An ever-growing number of Native women are also hearing the call of duty; the VA notes that more than 15 percent of current serving Native personnel are women, whereas only 9 percent are veterans. One such veteran is L. Frank Manriquez. Now 65, she served in the California Air National Guard for two years in the late 1970s, despite being what she calls a "peacenik." Like other Natives, Manriquez says she joined to protect her homeland. "I wanted to be there for my people of California," she says, "not knowing they were going to send me to Korea." Nevertheless, she is still proud that she did her part to protect her people and land.

Paulette Yazzie, a member of the Navajo Nation, served in the U.S. Air Force as a staff sergeant. After 12 years of what she calls "wear and tear" and three deployments to Iraq, Kyrgyzstan, and Kuwait, she received a medical discharge and was certified partially disabled. "Adjusting back to the civilian world was very difficult," 38-year-old Yazzie says. Her family had changed and grown when she came back to Winslow, Arizona, and she found it difficult at first to locate services.

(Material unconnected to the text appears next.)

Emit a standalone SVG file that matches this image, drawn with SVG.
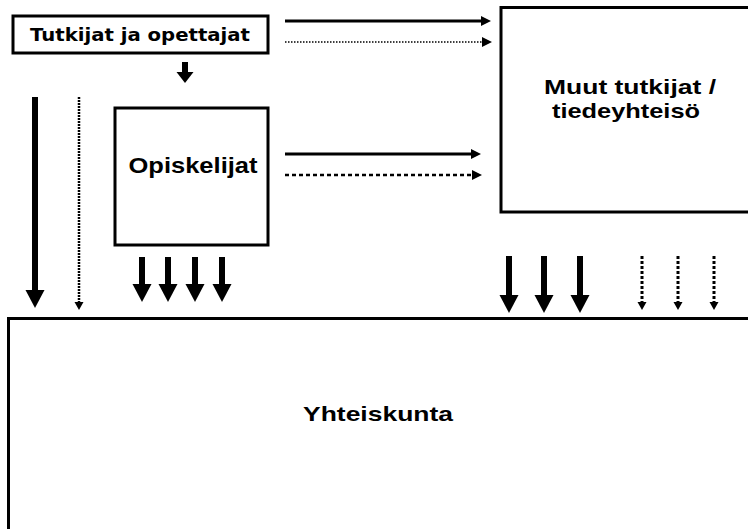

Today, Yazzie is helping other vets where she, too, struggled. "I'm helping other, oftentimes older vets to receive their services," she says.

In addition to Western medicine, Yazzie has other ways to cope. "We had family meetings each time I deployed," she says. "They held a protection ceremony with a medicine man each time I left the country. Another ceremony was held when I came home to help me assimilate back into the community.

"It helped me a lot."

After the veterans and school officials share a hearty breakfast, they head back to their headquarters in nearby Sacaton, the capital of the Gila River Indian Community. Their van passes a park that pays homage to Hayes and other Native veterans. Here, tribal members have installed memorials to warriors such as Matthew Juan, another Pima Indian who lost his life in World War I, and Lori Piestewa, the Hopi soldier who was the first known Native female combat causality at the start of the Iraqi War in 2003. These heroes are remembered as a symbol of the many Native men and women who fight — and sometimes die — to keep their homelands free.